After 25 years of reporting and writing on immigration, I recently found myself trying to come up with a new way to deter illegal immigration into the United States from Mexico.

Then it hit me: remittances. Mexican expatriates in the United States send home nearly $25 billion annually, most of it in wire transfers or bank deposits. Some of it comes from legal permanent residents and U.S. citizens, but much of it from the undocumented.

That figure must have caught Trump's attention. Pressed to explain how he plans to get Mexico to pay for what he insists will be a "big, beautiful wall" on the border, Trump has included into his immigration reform plan a threat to "impound all remittance payments derived from illegal wages."

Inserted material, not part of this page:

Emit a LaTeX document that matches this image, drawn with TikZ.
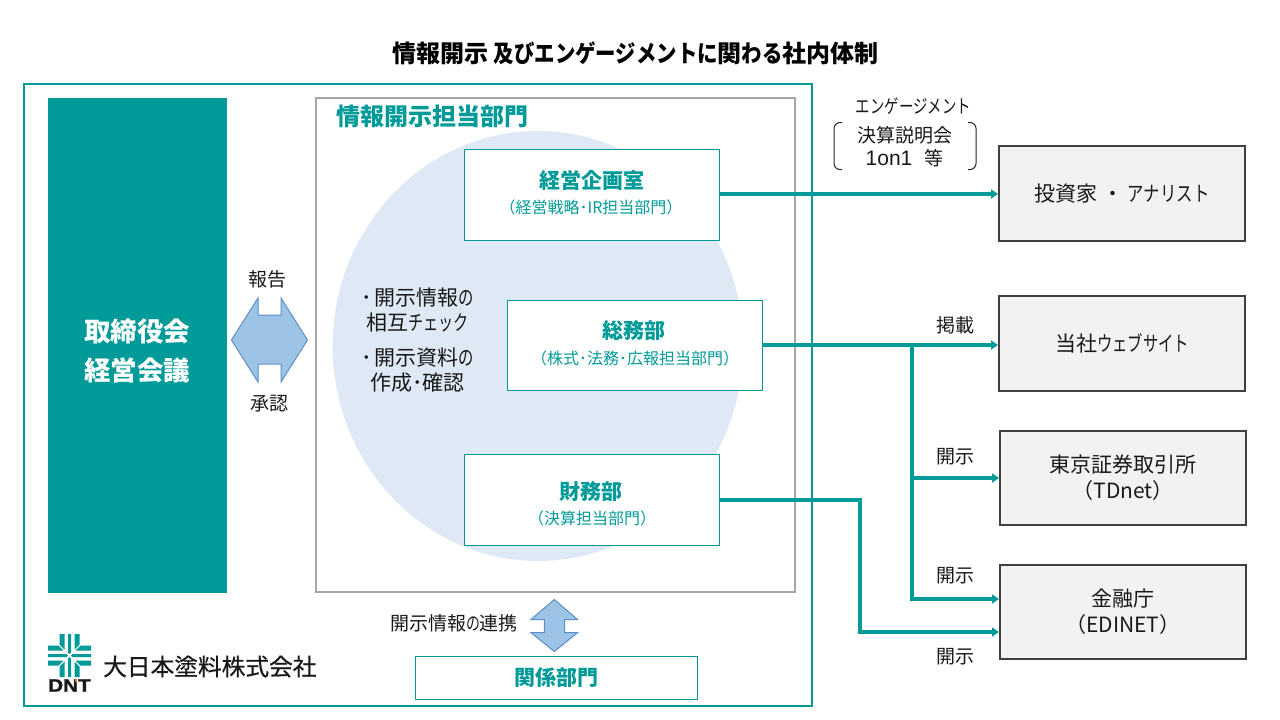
\documentclass[tikz,border=0pt]{standalone}
\usepackage{fontspec}
\usepackage{graphicx}
\setmainfont{Noto Sans CJK JP}
\newfontfamily\latinf{Liberation Sans}
\newfontfamily\logof[FakeBold=0.6]{Noto Sans CJK JP}
\newfontfamily\dntf[FakeBold=1.2]{Liberation Sans}
\usetikzlibrary{arrows.meta}
\definecolor{teal1}{HTML}{009B99}
\definecolor{blueA}{HTML}{9DC3E6}
\definecolor{blueE}{HTML}{5B8FC9}
\definecolor{circ}{HTML}{DEE9F5}
\definecolor{greyB}{HTML}{A6A6A6}
\definecolor{darkB}{HTML}{404040}
\definecolor{boxF}{HTML}{F2F2F2}
\definecolor{dntor}{HTML}{E8762C}
\newcommand{\fs}[1]{\fontsize{#1pt}{#1pt}\selectfont}
\newcommand{\fsb}[2]{\fontsize{#1pt}{#2pt}\selectfont}
\newcommand{\nk}[2][.73]{\scalebox{#1}[1]{#2}}
\tikzset{
 x=1pt,y=-1pt,
 lab/.style={align=center,inner sep=0pt,text=black!90,font=\fs{19}},
 tealbox/.style={draw=teal1,fill=white,line width=1pt,inner sep=0pt,align=center},
 tealhead/.style={inner sep=0pt,text=teal1,font=\fs{21}\bfseries},
 tealsub/.style={inner sep=0pt,text=teal1,font=\fs{16}},
 extbox/.style={draw=darkB,fill=boxF,line width=2pt,inner sep=0pt,align=center,font=\fsb{21}{26},text=black!90},
 conn/.style={draw=teal1,line width=3.4pt,-{Triangle[length=7pt,width=9pt]}},
 dblarrow/.style={draw=blueE,fill=blueA,line width=1pt},
}
\begin{document}
\begin{tikzpicture}
\useasboundingbox (0,0) rectangle (1280,720);
\fill[white] (0,0) rectangle (1280,720);
\node[inner sep=0pt,font=\fs{24}\bfseries,text=black] (title) at (635.5,53) {情報開示 \nk[.85]{及び}\nk[.85]{エンゲージメント}\nk[.85]{に}関\nk[.85]{わる}社内体制};
% outer frame
\node[draw=teal1,line width=2pt,minimum width=788pt,minimum height=622pt,inner sep=0pt] (outer) at (418,395) {};
% board
\node[fill=teal1,minimum width=179pt,minimum height=495pt,inner sep=0pt] (board) at (137.5,345.5) {};
\node[inner sep=0pt,align=center,text=white,font=\fsb{26.5}{39}\bfseries] (boardt) at (137,350.5) {取締役会\\経営会議};
% dept frame
\node[draw=greyB,line width=2pt,fill=white,minimum width=479pt,minimum height=494pt,inner sep=0pt] (dept) at (555.5,345) {};
\node[circle,fill=circ,minimum size=430pt,inner sep=0pt,xscale=0.955] (bubble) at (538,346) {};
\node[inner sep=0pt,text=teal1,font=\fs{24}\bfseries,anchor=west] (depttitle) at (336,116) {情報開示担当部門};
% dept boxes
\node[tealbox,minimum width=255pt,minimum height=91pt] (keiei) at (592,195) {};
\node[tealhead] (keieit) at (592,180) {経営企画室};
\node[tealsub] (keieis) at (591,207) {（経営戦略･IR担当部門）};
\node[tealbox,minimum width=255pt,minimum height=90pt] (somu) at (635,345) {};
\node[tealhead] (somut) at (634,331) {総務部};
\node[tealsub] (somus) at (635,358) {（株式･法務･広報担当部門）};
\node[tealbox,minimum width=255pt,minimum height=91pt] (zaimu) at (592,499.5) {};
\node[tealhead] (zaimut) at (591,491.5) {財務部};
\node[tealsub] (zaimus) at (592,518) {（決算担当部門）};
\node[lab,font=\fsb{21}{25}] (m1) at (417.5,310) {･\hspace{2pt}開示情報\nk{の}\\相互\nk[.72]{チェック}};
\node[lab,font=\fsb{21}{25}] (m2) at (417.5,370) {･\hspace{2pt}開示資料\nk{の}\\作成･確認};
% hexagon arrow
\draw[dblarrow] (231.5,340) -- (258,298) -- (258,315) -- (281,315) -- (281,298) -- (307.5,340) -- (281,382) -- (281,364) -- (258,364) -- (258,382) -- cycle;
\node[lab] (hokoku) at (267.5,279) {報告};
\node[lab] (shonin) at (269,404) {承認};
% vertical arrow
\draw[dblarrow] (554.3,599.5) -- (577.5,619.5) -- (564.5,619.5) -- (564.5,632.7) -- (577.5,632.7) -- (554.3,651.5) -- (531,632.7) -- (544.3,632.7) -- (544.3,619.5) -- (531,619.5) -- cycle;
\node[lab] (renkei) at (454,623) {開示情報\nk{の}連携};
\node[tealbox,minimum width=282pt,minimum height=43pt,font=\fs{21}\bfseries,text=teal1] (kankei) at (556,678) {関係部門};
% external boxes
\node[extbox,minimum width=246pt,minimum height=95pt] (inv) at (1122,193.5) {\raisebox{-1pt}{投資家 ・ \nk[.78]{アナリスト}}};
\node[extbox,minimum width=246pt,minimum height=95pt] (web) at (1122,343.5) {\raisebox{-1pt}{当社\nk{ウェブサイト}}};
\node[extbox,minimum width=246pt,minimum height=94pt] (tse) at (1123,478) {東京証券取引所\\（TDnet）};
\node[extbox,minimum width=246pt,minimum height=94pt] (fsa) at (1123,612) {金融庁\\（EDINET）};
% engagement
\node[lab] (eng) at (913.5,106) {\nk[.76]{エンゲージメント}};
\node[lab,font=\fsb{19}{23}] (kessan) at (904.5,146.5) {決算説明会\\{\latinf\fsb{21}{23}1on1}\hspace{12pt}等};
\draw[black!85,line width=1pt,rounded corners=6pt] (842,122.5) -- (834,122.5) -- (834,169.5) -- (842,169.5);
\draw[black!85,line width=1pt,rounded corners=6pt] (968,122.5) -- (976,122.5) -- (976,169.5) -- (968,169.5);
% connectors
\coordinate (jsomu) at (912,345);
\coordinate (jtse) at (912,478);
\coordinate (jfsa) at (912,599);
\coordinate (zb) at (860,500);
\coordinate (zc) at (860,632);
\draw[conn] (keiei.east |- 0,194) -- (inv.west |- 0,194);
\draw[conn] (somu.east |- 0,345) -- (web.west |- 0,345);
\draw[conn] (jsomu) -- (jfsa) -- (fsa.west |- jfsa);
\draw[conn] (jtse) -- (tse.west |- jtse);
\draw[conn] (zaimu.east |- zb) -- (zb) -- (zc) -- (fsa.west |- zc);
\node[lab] (keisai) at (955.5,325) {掲載};
\node[lab] (k1) at (955.5,457) {開示};
\node[lab] (k2) at (955.5,576) {開示};
\node[lab] (k3) at (955.5,657) {開示};
% logo emblem
\begin{scope}[shift={(69.5,655.5)}]
 \foreach \r in {0,90,180,270}{
  \begin{scope}[rotate=\r]
   \fill[teal1] (-1.5,-21.5) -- (-1.5,-3) -- (0,-1.5) -- (1.5,-3) -- (1.5,-21.5) -- cycle;
   \fill[teal1] (5,-21.5) -- (10,-21.5) -- (10,-11) -- (5,-6) -- cycle;
   \fill[teal1] (-5,-21.5) -- (-10,-21.5) -- (-10,-11) -- (-5,-6) -- cycle;
  \end{scope}}
\end{scope}
\node[inner sep=0pt,font=\dntf\fs{18}\bfseries,text=black!90,xscale=1.15] (dnt) at (69.5,685.5) {DNT};
\fill[dntor] (74.5,679) rectangle (77,681.5);
\node[inner sep=0pt,font=\logof\fs{23.7},text=black!90,anchor=west] (logo) at (103,666.5) {大日本塗料株式会社};
\end{tikzpicture}
\end{document}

And in a new twist, the billionaire suggested that he would use the confiscated funds to pay for the wall unless Mexico agrees to a one-time payment of $5 billion to $10 billion.

Good luck with that, Amigo. Of course, Mexico will never give in to blackmail. Even though what Trump proposes is a bargain. Every four years, the Mexican economy takes in nearly $100 billion from Mexicans living in the United States. It can afford to kick back a percentage to the house. The real reason Mexico won't do so is because it has no interest in building a wall that may cut into profits by limiting migration to the north.

 

Welcome to Real World Border Economics 101.

My idea was a little different. I would not seize the remittances entirely. Government confiscation of private property doesn't seem like something the Republican Party should be toying with.

However, I would tax the money transfers at 50 percent. Also, my goal wouldn't be to raise funds to build a wall that won't be very effective anyway, but rather to discourage future illegal immigration.

After all, there is no denying that illegal immigrants work long hard hours under harsh conditions doing jobs that Americans won't do.